I have a parallel switch that allows me to parallet the 12V house bank with the 12V genset start battery, in case the start battery ever dies.

Currently, I'm having some issues getting my main engine start batteries fully charged. Not sure what the issue is, but let's leave that alone for now, please. I want to know if I can move the cables from the 12V genset start battery to the posts of one of the 12V main engine start batteries - and then use the parallel switch to add the capacity of the house bank to the main engine start bank? (You know - without a massive shower of sparks, and batteries exploding, and all kinds of bad stuff.)

I'm in the Bahamas, a few days from Nassau, and I'm trying to put together a "Plan B" if my main engine start batteries get too low for a start. I need only a couple to get me to Nassau!
 
Probably not a good idea. It could be done with a bunch of restrictions and great care, but not advisable via an internet description. And it might not help get your main started anyway.


If the batteries are all the same size, I think a better and safer approach would be to remove the two main start batteries and swap them with two batteries from elsewhere. That would also get you started in a pinch, and recharge the original start batteries from a different charger.
 
Probably not a good idea. It could be done with a bunch of restrictions and great care, but not advisable via an internet description. And it might not help get your main started anyway.


If the batteries are all the same size, I think a better and safer approach would be to remove the two main start batteries and swap them with two batteries from elsewhere. That would also get you started in a pinch, and recharge the original start batteries from a different charger.

All three of the battery banks are made of different types of batteries. House bank is 6V golfcarts, genset start is a typical car sized 12V, main engine starts are Group 31 (I think - bigger than a typical car battery) 12V.
 
All three of the battery banks are made of different types of batteries. House bank is 6V golfcarts, genset start is a typical car sized 12V, main engine starts are Group 31 (I think - bigger than a typical car battery) 12V.

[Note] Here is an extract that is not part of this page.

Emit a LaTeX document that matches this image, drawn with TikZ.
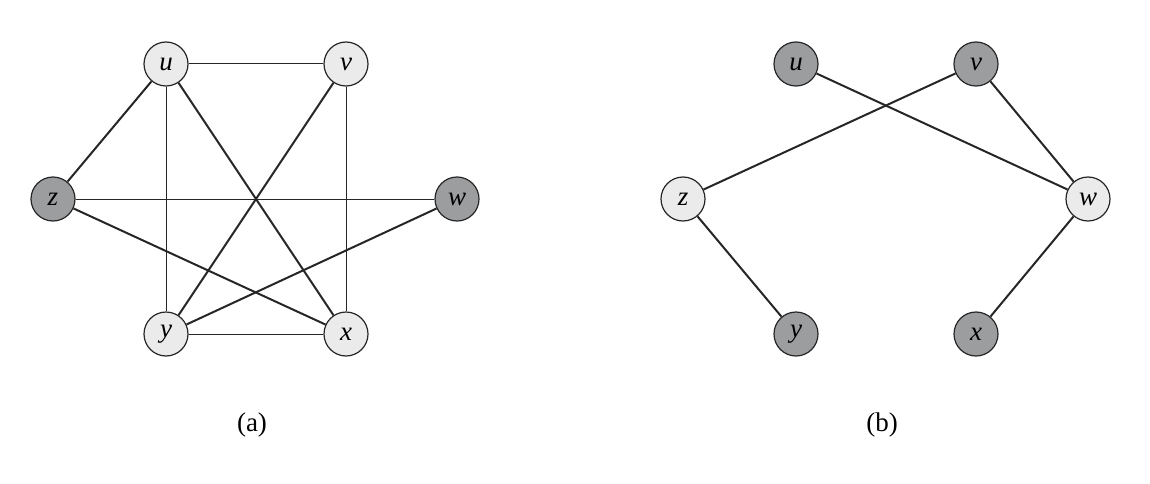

Yeh, time is probably better spent on solving the charging and/or battery problem.
 
Batteries - 12 V & 24 volt

You need to be very careful as you can NOT normally put a 12 volt battery in parallel to 24 volts without messing things up real bad & having lots of sparks & arc welding. the 24 volts will over power the 12 volts & back feed through that 12 v battery with no resistance in the load, so that is very bad thing.

You could, if careful, put a 12 volt battery in parallel with another 12 volt battery that is in series with other batteries. -- but one missed or wrong connection will be a very bad thing.

I use a Midtronics tester for battery testing & feel it is the best non destructive test & is the best way to check the batteries that you have & next best is a carbon pile load tester & volt meter combo like a VAT-40.

Another check is to see what the OCV ( Open Circuit voltage ) is of each individual battery is after they have the surface charge removed.

You want 12.65 volts - after the surface charge is removed. - often the batteries must sit for 24 hours & have a load on it for a few minutes to get that surface charge effect removed to get a true idea of the battery condition & not get a false positive.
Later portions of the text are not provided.